Ive got a couple of tools under my bed. I also have a bedroom door that only opens from the inside if I lock it a certain way so I could just batten down the hatches.
they’re in our room 9/10 night anyway. One of my good pals is a boxer and he once caught a burglar in his garage. Said he punched his face in for 20 minutes before his rage subsided and the bloke’s face was just mush. It’d be nice to be one of those type of lads.
yeah well that changes things. If somebody broke into my house my first instinct would be to get them out. Or batter them to a bloody pulp on the spot.
Or get a Tibetan Mastiff. We always hide our kitchen knives now, as it seems most of them just take a knife from the kitchen if they’re planning on using one.
A good few years ago my brother saw a burglar enter a pensioner's bungalow across the road from him, so he picked up his shovel from his van, which greeted his face when he came back out of the window. Pointless calling the police in that situation so my nephews put him in the van drove him to a local beauty spot and got him to see the error of his ways.
You’d be surprised how people react in the heat of the moment. I like to think of myself as a fairly laid back person who doesn’t go looking for grief. But I found myself rushing down to a mates shop with a shovel, because I thought It was getting done over. Turned out that it was just the wind that had blown the doors open. But I was fully ready to smash some skulls.
You can always be sure, if someone has done something, Piskie will have also been there in some form or other as well.
****ing amateurs. The pros get in via popping out a lock, get the keys and **** off, as the vast majority of people leave their car keys downstairs either near the door or in the kitchen. Not being funny mate, but yours is exactly the kind of motor they target. The only reason I’ve never got a shotgun licence is because I’d not trust myself if someone broke in. I leave the car keys downstairs, as if someone comes for the motors they can have them, if they can figure out how to open the gates....
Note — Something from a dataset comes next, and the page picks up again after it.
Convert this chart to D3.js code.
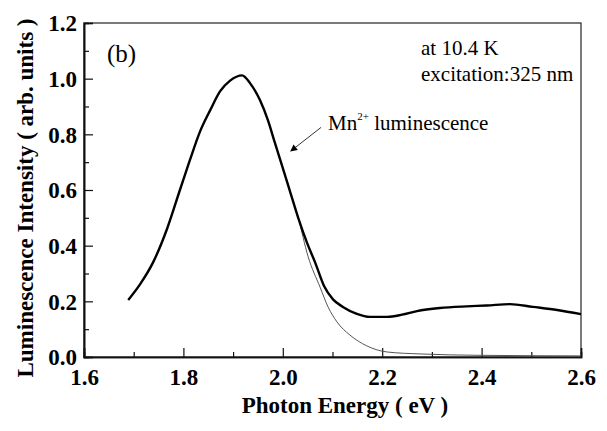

I just happened to be passing when the great train robbery took place. I’d decided to jump onto the last carriage and try and wrestle the assailants, but I was on my way to get some fish and chips so I ended up swerving it
It was during the lockdown and I thought somebody had taken the opportunity to use the fact that nobody was around to go and do over his shop. Was gonna call the police and then realised they wouldn’t get there for at least about an hour down here. So ran to the van, grabbed my shovel from the veg patch and steamed off down there ready to sort it out myself
Yeah I don’t understand why people saying it would be much worse in the winter. ****ing cold and grim who wants to go outside anyway.